Chapter 3: The investment framework of the institution Flashcards
1
Q
Actuarial risk
A
The probability of failing to achieve the investor’s objective.
2
Q
The risk tolerance of an institution will depend on: (3)
A
- the nature of the institution
- the constraints of its governing body and documentation
- legal or statutory controls
3
Q
The principal aim of an investing institution
A
To meet its liabilities as they fall due.
The overriding need is to minimise risk.
4
Q
The main factors that will influence a long-term investment strategy: (14)
A
- The nature of the existing liabilities: are they fixed in monetary terms, real, or varying in some other way?
- The currency of the existing liabilities
- The term of the existing liabilities
- The level of uncertainty of the existing liabilities, both in amount and timing.
- Tax, both the tax treatment of different investments and the tax position of the investor, must be considered.
- Statutory, legal or voluntary restrictions on how the fund may invest.
- The size of the assets, both in relation to the liabilities and in absolute terms.
- The expected long-term return from various asset classes.
- Statutory valuation and solvency requirements.
- Future accrual of liabilities
- The existing portfolio, including its liquidity.
- The strategy followed by other funds.
- The amount of risk that the investor is prepared to take.
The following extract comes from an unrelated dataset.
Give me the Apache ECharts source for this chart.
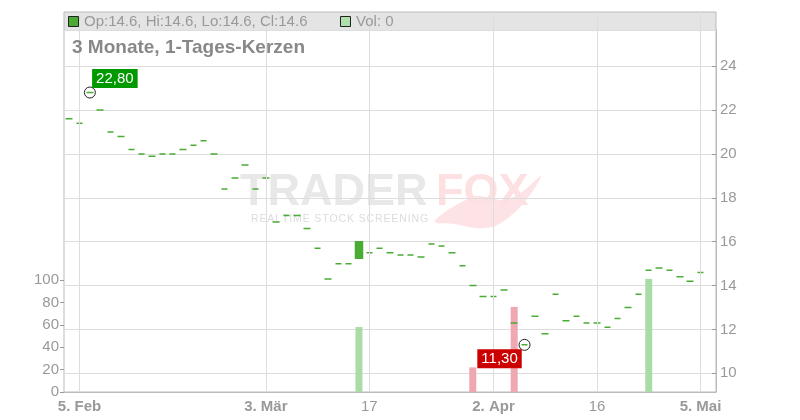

- The investor’s objectives.
5
Q
Tactical asset allocation
A
The attempt to maximise return by departing from the benchmark position and hence conflicting with the minimisation of risk.
6
Q
5 Factors to be considered before making a tactical asset switch
A
- The expected extra returns to be made relative to the additional risk
- Constraints on the changes that can be made to the portfolio
- The expenses of making the switch
- The problems of switching a large portfolio of assets
- The ability to switch back to the long-term benchmark when required.